Your task is to give the listing below back word for word, pictures excluded.

-.-.-

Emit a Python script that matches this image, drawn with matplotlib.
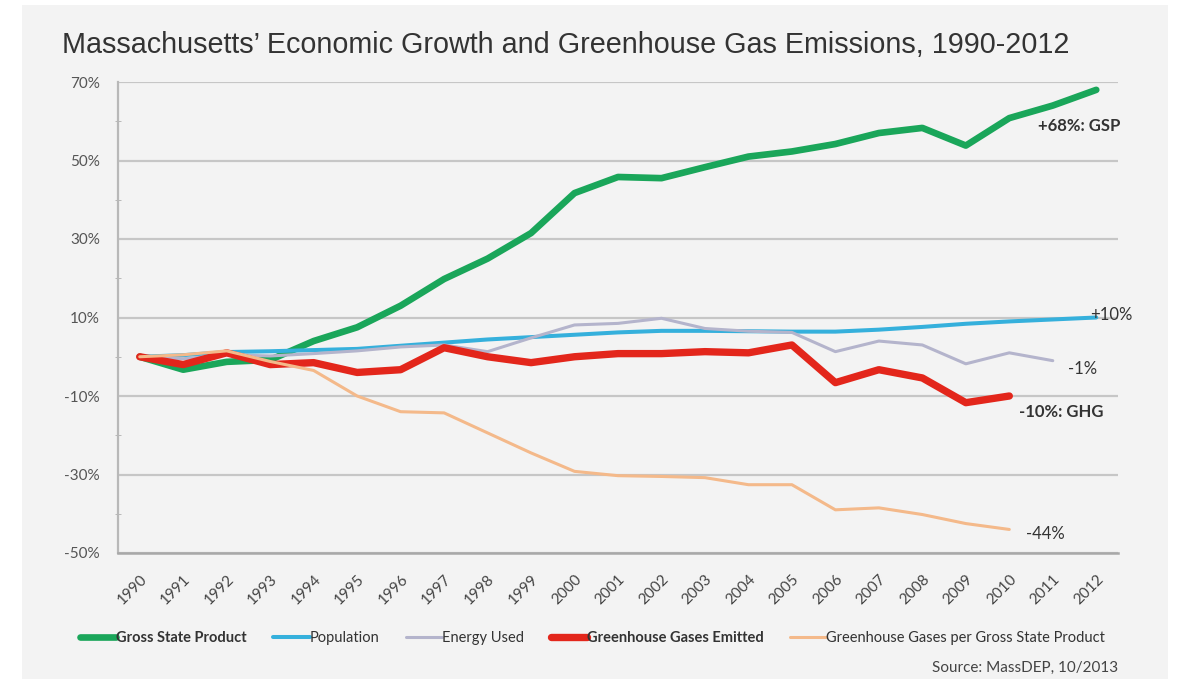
import numpy as np
import matplotlib
matplotlib.use("Agg")
import matplotlib.pyplot as plt
from matplotlib.patches import Rectangle
from matplotlib.ticker import FixedLocator, FuncFormatter

# Percent change since 1990
years = list(range(1990, 2013))

gsp = [0, -3.3, -1.3, -0.8, 4.0, 7.5, 13.0, 19.8, 25.0, 31.5, 41.7, 45.8,
       45.5, 48.3, 51.0, 52.3, 54.2, 57.0, 58.3, 53.8, 60.8, 64.0, 68.0]
population = [0, 0.4, 1.2, 1.4, 1.7, 2.0, 2.8, 3.6, 4.4, 5.0, 5.6, 6.2,
              6.6, 6.6, 6.5, 6.4, 6.4, 6.9, 7.6, 8.4, 9.0, 9.5, 10.0]
energy = [0, -0.5, 0.5, 0.2, 0.8, 1.5, 2.5, 3.0, 1.3, 4.8, 8.1, 8.5,
          9.8, 7.2, 6.5, 6.2, 1.3, 4.0, 3.0, -1.8, 1.0, -1.0]
ghg = [0, -2.0, 1.0, -2.0, -1.5, -4.0, -3.3, 2.3, 0, -1.5, 0, 0.8,
       0.8, 1.3, 1.0, 3.0, -6.6, -3.3, -5.4, -11.7, -10.0]
ghg_per_gsp = [0, 0.5, 1.5, -1.2, -3.5, -10.0, -14.0, -14.3, -19.4, -24.5, -29.2,
               -30.3, -30.5, -30.8, -32.6, -32.6, -39.0, -38.5, -40.2, -42.5, -44.0]

# name, values, colour, width, end label, label offset (px), bold
series = [
    ("Gross State Product", gsp, "#1aa65a", 4.8, "+68%: GSP", (-58, -36), True),
    ("Population", population, "#35b0dc", 2.9, "+10%", (-6, 3), False),
    ("Energy Used", energy, "#b4b4cc", 2.2, "-1%", (15, -8), False),
    ("Greenhouse Gases Emitted", ghg, "#e3261b", 5.3, "-10%: GHG", (10, -16), True),
    ("Greenhouse Gases per Gross State Product", ghg_per_gsp, "#f4b98a", 2.2, "-44%", (17, -5), False),
]

bg = "#f3f3f3"
fig = plt.figure(figsize=(11.79, 6.79), dpi=100, facecolor="white")
fig.patches.append(Rectangle((22 / 1179, 0), (1168 - 22) / 1179, 1 - 5 / 679,
                             transform=fig.transFigure, facecolor=bg,
                             edgecolor="none", zorder=-5))

ax = fig.add_axes([118 / 1179, 1 - 553 / 679, (1118 - 118) / 1179, (553 - 82) / 679])
ax.set_zorder(2)
ax.set_facecolor(bg)

for name, vals, color, lw, label, offset, bold in series:
    x = years[:len(vals)]
    ax.plot(x, vals, color=color, lw=lw, label=name,
            solid_joinstyle="round", solid_capstyle="round")
    ax.annotate(label, xy=(x[-1], vals[-1]), xytext=offset, textcoords="offset pixels",
                ha="left", va="center", fontsize=12, family="Lato",
                fontweight="bold" if bold else "normal", color="#333333",
                annotation_clip=False)

ax.set_xlim(1989.5, 2012.5)
ax.set_ylim(-50, 70)

major = [70, 50, 30, 10, -10, -30, -50]
ax.yaxis.set_major_locator(FixedLocator(major))
ax.yaxis.set_minor_locator(FixedLocator([60, 40, 20, 0, -20, -40]))
ax.yaxis.set_major_formatter(FuncFormatter(lambda v, p: f"{v:.0f}%"))
ax.grid(axis="y", which="major", color="#c6c6c6", lw=1.6)
ax.set_axisbelow(True)

ax.set_xticks(years)
ax.set_xticklabels([str(y) for y in years], rotation=45, ha="right",
                   rotation_mode="anchor", family="Lato", fontsize=11, color="#444444")
ax.tick_params(axis="x", length=0, pad=14)
ax.tick_params(axis="y", which="major", length=0, pad=13, labelsize=11, labelcolor="#555555")
ax.tick_params(axis="y", which="minor", length=4, direction="inout", color="#b0b0b0")
for lbl in ax.get_yticklabels():
    lbl.set_family("Lato")

for side in ["top", "right"]:
    ax.spines[side].set_visible(False)
ax.spines["left"].set_color("#b8b8b8")
ax.spines["left"].set_linewidth(1.6)
ax.spines["bottom"].set_color("#a8a8a8")
ax.spines["bottom"].set_linewidth(1.8)

fig.text(62 / 1179, 1 - 45 / 679, "Massachusetts\u2019 Economic Growth and Greenhouse Gas Emissions, 1990-2012",
         family="Liberation Sans", fontsize=20.7, color="#333333", ha="left", va="center")

leg = ax.legend(loc="center left", bbox_to_anchor=(80 / 1179, 1 - 638 / 679),
                bbox_transform=fig.transFigure, ncol=5, frameon=False,
                borderpad=0, borderaxespad=0,
                handlelength=2.5, handletextpad=0.0, columnspacing=1.8,
                prop={"family": "Lato", "size": 10.5})
for txt, (_, _, _, _, _, _, bold) in zip(leg.get_texts(), series):
    txt.set_color("#333333")
    if bold:
        txt.set_fontweight("bold")

fig.text(1118 / 1179, 1 - 668 / 679, "Source: MassDEP, 10/2013", family="Lato",
         fontsize=11, color="#444444", ha="right", va="center")

fig.savefig("out.png", dpi=100, facecolor="white")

-.-.-

The answer:
Emit a Python script that matches this image, drawn with matplotlib.
import numpy as np
import matplotlib
matplotlib.use("Agg")
import matplotlib.pyplot as plt
from matplotlib.patches import Rectangle
from matplotlib.ticker import FixedLocator, FuncFormatter

# Percent change since 1990
years = list(range(1990, 2013))

gsp = [0, -3.3, -1.3, -0.8, 4.0, 7.5, 13.0, 19.8, 25.0, 31.5, 41.7, 45.8,
       45.5, 48.3, 51.0, 52.3, 54.2, 57.0, 58.3, 53.8, 60.8, 64.0, 68.0]
population = [0, 0.4, 1.2, 1.4, 1.7, 2.0, 2.8, 3.6, 4.4, 5.0, 5.6, 6.2,
              6.6, 6.6, 6.5, 6.4, 6.4, 6.9, 7.6, 8.4, 9.0, 9.5, 10.0]
energy = [0, -0.5, 0.5, 0.2, 0.8, 1.5, 2.5, 3.0, 1.3, 4.8, 8.1, 8.5,
          9.8, 7.2, 6.5, 6.2, 1.3, 4.0, 3.0, -1.8, 1.0, -1.0]
ghg = [0, -2.0, 1.0, -2.0, -1.5, -4.0, -3.3, 2.3, 0, -1.5, 0, 0.8,
       0.8, 1.3, 1.0, 3.0, -6.6, -3.3, -5.4, -11.7, -10.0]
ghg_per_gsp = [0, 0.5, 1.5, -1.2, -3.5, -10.0, -14.0, -14.3, -19.4, -24.5, -29.2,
               -30.3, -30.5, -30.8, -32.6, -32.6, -39.0, -38.5, -40.2, -42.5, -44.0]

# name, values, colour, width, end label, label offset (px), bold
series = [
    ("Gross State Product", gsp, "#1aa65a", 4.8, "+68%: GSP", (-58, -36), True),
    ("Population", population, "#35b0dc", 2.9, "+10%", (-6, 3), False),
    ("Energy Used", energy, "#b4b4cc", 2.2, "-1%", (15, -8), False),
    ("Greenhouse Gases Emitted", ghg, "#e3261b", 5.3, "-10%: GHG", (10, -16), True),
    ("Greenhouse Gases per Gross State Product", ghg_per_gsp, "#f4b98a", 2.2, "-44%", (17, -5), False),
]

bg = "#f3f3f3"
fig = plt.figure(figsize=(11.79, 6.79), dpi=100, facecolor="white")
fig.patches.append(Rectangle((22 / 1179, 0), (1168 - 22) / 1179, 1 - 5 / 679,
                             transform=fig.transFigure, facecolor=bg,
                             edgecolor="none", zorder=-5))

ax = fig.add_axes([118 / 1179, 1 - 553 / 679, (1118 - 118) / 1179, (553 - 82) / 679])
ax.set_zorder(2)
ax.set_facecolor(bg)

for name, vals, color, lw, label, offset, bold in series:
    x = years[:len(vals)]
    ax.plot(x, vals, color=color, lw=lw, label=name,
            solid_joinstyle="round", solid_capstyle="round")
    ax.annotate(label, xy=(x[-1], vals[-1]), xytext=offset, textcoords="offset pixels",
                ha="left", va="center", fontsize=12, family="Lato",
                fontweight="bold" if bold else "normal", color="#333333",
                annotation_clip=False)

ax.set_xlim(1989.5, 2012.5)
ax.set_ylim(-50, 70)

major = [70, 50, 30, 10, -10, -30, -50]
ax.yaxis.set_major_locator(FixedLocator(major))
ax.yaxis.set_minor_locator(FixedLocator([60, 40, 20, 0, -20, -40]))
ax.yaxis.set_major_formatter(FuncFormatter(lambda v, p: f"{v:.0f}%"))
ax.grid(axis="y", which="major", color="#c6c6c6", lw=1.6)
ax.set_axisbelow(True)

ax.set_xticks(years)
ax.set_xticklabels([str(y) for y in years], rotation=45, ha="right",
                   rotation_mode="anchor", family="Lato", fontsize=11, color="#444444")
ax.tick_params(axis="x", length=0, pad=14)
ax.tick_params(axis="y", which="major", length=0, pad=13, labelsize=11, labelcolor="#555555")
ax.tick_params(axis="y", which="minor", length=4, direction="inout", color="#b0b0b0")
for lbl in ax.get_yticklabels():
    lbl.set_family("Lato")

for side in ["top", "right"]:
    ax.spines[side].set_visible(False)
ax.spines["left"].set_color("#b8b8b8")
ax.spines["left"].set_linewidth(1.6)
ax.spines["bottom"].set_color("#a8a8a8")
ax.spines["bottom"].set_linewidth(1.8)

fig.text(62 / 1179, 1 - 45 / 679, "Massachusetts\u2019 Economic Growth and Greenhouse Gas Emissions, 1990-2012",
         family="Liberation Sans", fontsize=20.7, color="#333333", ha="left", va="center")

leg = ax.legend(loc="center left", bbox_to_anchor=(80 / 1179, 1 - 638 / 679),
                bbox_transform=fig.transFigure, ncol=5, frameon=False,
                borderpad=0, borderaxespad=0,
                handlelength=2.5, handletextpad=0.0, columnspacing=1.8,
                prop={"family": "Lato", "size": 10.5})
for txt, (_, _, _, _, _, _, bold) in zip(leg.get_texts(), series):
    txt.set_color("#333333")
    if bold:
        txt.set_fontweight("bold")

fig.text(1118 / 1179, 1 - 668 / 679, "Source: MassDEP, 10/2013", family="Lato",
         fontsize=11, color="#444444", ha="right", va="center")

fig.savefig("out.png", dpi=100, facecolor="white")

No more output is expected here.